Now while the quoted Land Appeal Court dictum arose from an appeal under the provisions of the Valuation of Land Act of 1944, I can see no provisions within the Water Resources Act of 1989 which would preclude it from consideration in appeals under the latter act.
There is another decision of the Land Appeal Court which perhaps has some application in this case. In re Claim for Compensation - Resumption for an easement for water supply purposes - RM Denning v. The Council of the City of Ipswich (1988-1989) 12 QLCR 171 p.179 - that Court commented, in respect of the matter of costs, because the respondent has obtained from the Court the benefit of a decision on the effect of subsection 32(12)(1)(b) the Court considers that justice will be best served if in the particular circumstances of the case, no order is made as to costs.
           In this case, it cannot be disputed that the successful application for the licensees to be joined as a respondent, at least gave them the opportunity to contribute, and they so did, along with the Chief Executive, to the successful outcome for them in the case, no doubt to their considerable benefit.

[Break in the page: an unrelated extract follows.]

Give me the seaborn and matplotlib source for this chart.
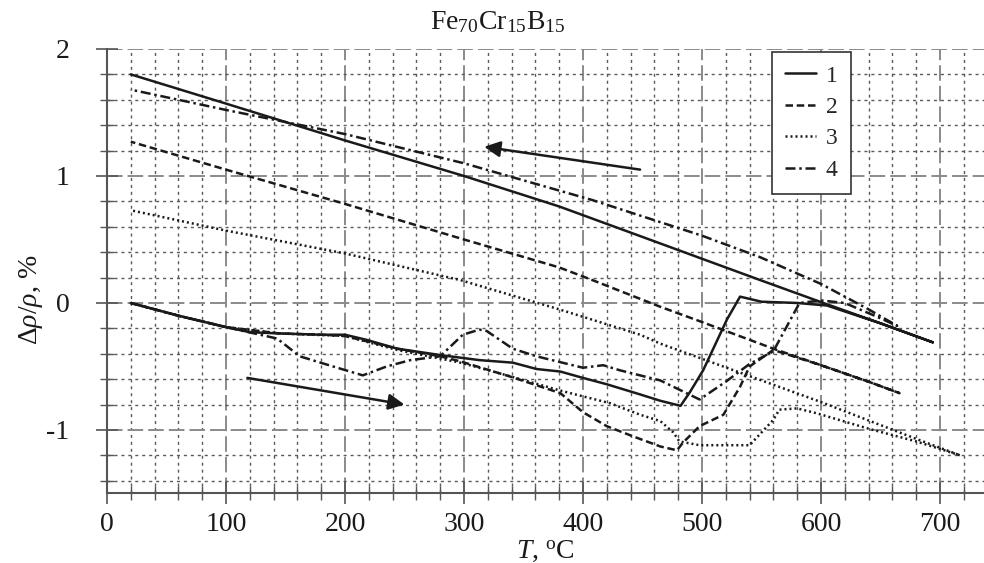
import numpy as np
import pandas as pd
import matplotlib
matplotlib.use('Agg')
import matplotlib.pyplot as plt
import seaborn as sns
from matplotlib.ticker import MultipleLocator

sns.set_theme(style='white')
plt.rcParams['font.family'] = ['Liberation Serif', 'DejaVu Serif']
plt.rcParams['mathtext.fontset'] = 'custom'
plt.rcParams['mathtext.rm'] = 'Liberation Serif'
plt.rcParams['mathtext.it'] = 'Liberation Serif:italic'

# ---------------- data (heating then cooling, in measurement order) ----------------
t1 = [20, 60, 100, 120, 145, 180, 200, 218, 244, 280, 313, 341, 361, 381, 400, 420, 448, 465, 482,
      490, 501, 521, 532, 550, 580, 605, 650, 694,
      650, 605, 549, 450, 380, 300, 200, 100, 20]
r1 = [0, -0.10, -0.19, -0.23, -0.24, -0.25, -0.25, -0.29, -0.36, -0.41, -0.45, -0.47, -0.52, -0.54, -0.59, -0.64, -0.72, -0.77, -0.81,
      -0.70, -0.53, -0.13, 0.05, 0.01, 0.00, -0.02, -0.16, -0.31,
      -0.16, -0.01, 0.18, 0.52, 0.76, 1.00, 1.28, 1.57, 1.80]

t2 = [20, 60, 100, 145, 180, 200, 244, 280, 297, 339, 381, 400, 420, 442, 465, 479, 484, 498, 518,
      532, 540, 560, 600, 640, 666,
      640, 600, 560, 500, 465, 408, 380, 300, 200, 100, 20]
r2 = [0, -0.10, -0.19, -0.24, -0.25, -0.26, -0.36, -0.42, -0.46, -0.58, -0.71, -0.86, -0.97, -1.05, -1.13, -1.16, -1.10, -0.97, -0.88,
      -0.66, -0.50, -0.37, -0.49, -0.62, -0.71,
      -0.62, -0.49, -0.36, -0.15, -0.03, 0.18, 0.28, 0.50, 0.78, 1.05, 1.27]

t3 = [20, 60, 100, 145, 200, 244, 297, 340, 381, 423, 448, 465, 476, 481, 498, 540, 560, 565, 580,
      597, 640, 680, 717,
      680, 600, 465, 448, 380, 297, 200, 100, 20]
r3 = [0, -0.10, -0.19, -0.24, -0.26, -0.37, -0.47, -0.58, -0.69, -0.79, -0.88, -0.93, -1.02, -1.09, -1.12, -1.12, -0.92, -0.84, -0.83,
      -0.87, -0.99, -1.09, -1.20,
      -1.07, -0.78, -0.32, -0.25, -0.05, 0.18, 0.39, 0.57, 0.73]

t4 = [20, 60, 100, 143, 162, 190, 215, 235, 255, 280, 299, 313, 319, 341, 361, 400, 417, 431, 448, 465,
      498, 520, 540, 560, 575, 582, 600, 620, 645, 664,
      640, 620, 600, 549, 500, 408, 300, 200, 100, 20]
r4 = [0, -0.10, -0.19, -0.28, -0.42, -0.50, -0.57, -0.50, -0.45, -0.42, -0.25, -0.21, -0.22, -0.36, -0.42, -0.51, -0.49, -0.53, -0.57, -0.61,
      -0.76, -0.62, -0.48, -0.38, -0.12, 0.00, 0.02, 0.00, -0.10, -0.18,
      -0.05, 0.05, 0.15, 0.36, 0.53, 0.81, 1.10, 1.33, 1.52, 1.68]

series_names = ['1', '2', '3', '4']
series_t = [t1, t2, t3, t4]
series_r = [r1, r2, r3, r4]
line_styles = ['-', (0, (3.0, 1.5)), (0, (0.8, 1.2)), (0, (4.0, 1.5, 1.0, 1.5))]

# arrows: (tail T, tail value) -> (head T, head value)
arrow_cool = [(448, 1.05), (317, 1.23)]
arrow_heat = [(118, -0.59), (250, -0.80)]

x_ticks = [0, 100, 200, 300, 400, 500, 600, 700]
y_ticks = [-1, 0, 1, 2]

# ---------------- figure ----------------
fig = plt.figure(figsize=(9.84, 5.63), dpi=100)
ax = fig.add_axes([0.1087, 0.1235, 0.8913, 0.7895])
ax.set_facecolor('white')

frames = []
for name, t, r in zip(series_names, series_t, series_r):
    frames.append(pd.DataFrame({'T': t, 'rho': r, 'series': name, 'order': np.arange(len(t))}))
df = pd.concat(frames, ignore_index=True)

ink = '#1a1a1a'
for name, ls in zip(series_names, line_styles):
    sub = df[df['series'] == name]
    sns.lineplot(data=sub, x='T', y='rho', sort=False, estimator=None, ax=ax,
                 color=ink, linewidth=1.8, linestyle=ls, label=name, zorder=5)

for (x0, y0), (x1, y1) in [arrow_cool, arrow_heat]:
    ax.annotate('', xy=(x1, y1), xytext=(x0, y0),
                arrowprops=dict(arrowstyle='-|>', color=ink, lw=1.8,
                                mutation_scale=24, shrinkA=0, shrinkB=0),
                zorder=6)

ax.set_xlim(0, 737)
ax.set_ylim(-1.5, 2.0)
ax.xaxis.set_major_locator(MultipleLocator(100))
ax.xaxis.set_minor_locator(MultipleLocator(20))
ax.yaxis.set_major_locator(MultipleLocator(1))
ax.yaxis.set_minor_locator(MultipleLocator(0.2))
ax.set_xticks(x_ticks)
ax.set_yticks(y_ticks)
ax.set_xticklabels([str(v) for v in x_ticks])
ax.set_yticklabels([str(v) for v in y_ticks])

ax.grid(which='major', color='#8a8a8a', linestyle=(0, (8.0, 2.6)), linewidth=1.4, zorder=1)
ax.grid(which='minor', color='#5a5a5a', linestyle=(0, (2.2, 2.8)), linewidth=1.0, zorder=1)
ax.set_axisbelow(True)

for side in ['top', 'right']:
    ax.spines[side].set_visible(False)
for side in ['left', 'bottom']:
    ax.spines[side].set_visible(True)
    ax.spines[side].set_color('#555555')
    ax.spines[side].set_linewidth(1.5)

ax.tick_params(which='major', direction='inout', length=16, width=1.2, color='#555555',
               labelsize=20, labelcolor=ink)
ax.tick_params(which='minor', direction='inout', length=10, width=1.0, color='#555555')
ax.tick_params(axis='y', which='major', pad=19, left=True)
ax.tick_params(axis='y', which='minor', left=True)
ax.tick_params(axis='x', which='major', pad=5, bottom=True)
ax.tick_params(axis='x', which='minor', bottom=True)

ax.set_xlabel('')
ax.set_ylabel('')

leg = ax.legend(loc='upper right', bbox_to_anchor=(0.848, 0.993), borderaxespad=0,
                fontsize=17, frameon=True, fancybox=False, edgecolor='#333333',
                framealpha=1, handlelength=1.35, handletextpad=0.4,
                labelspacing=0.42, borderpad=0.55)
leg.get_frame().set_linewidth(1.2)
leg.set_zorder(10)

fig.text(0.506, 0.961, r'Fe$_{70}$Cr$_{15}$B$_{15}$', ha='center', va='center',
         fontsize=20, color=ink)
fig.text(0.032, 1 - 300 / 563, r'$\mathit{\Delta\rho/\rho}$, %', rotation=90,
         ha='center', va='center', fontsize=20, color=ink)
fig.text(545 / 984, 1 - 551 / 563, r'$\mathit{T}$, $^{\mathrm{o}}$C', ha='center',
         va='center', fontsize=20, color=ink)

fig.savefig('out.png', dpi=100, facecolor='white')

           Now I can see there is nothing special in this case which would take it outside my consideration of the dictum of the Land Appeal Court in re Bowden v. The Valuer-General (supra).  Notwithstanding the forceful argument by counsel for the joint respondents, the Pfeffers, I do not consider this to be an appropriate case in which to make an award of costs against the appellants, especially since they received very short notice that the Pfeffers would apply to be joined with the Chief Executive as a joint respondent.  In the result then, I make no order as to costs.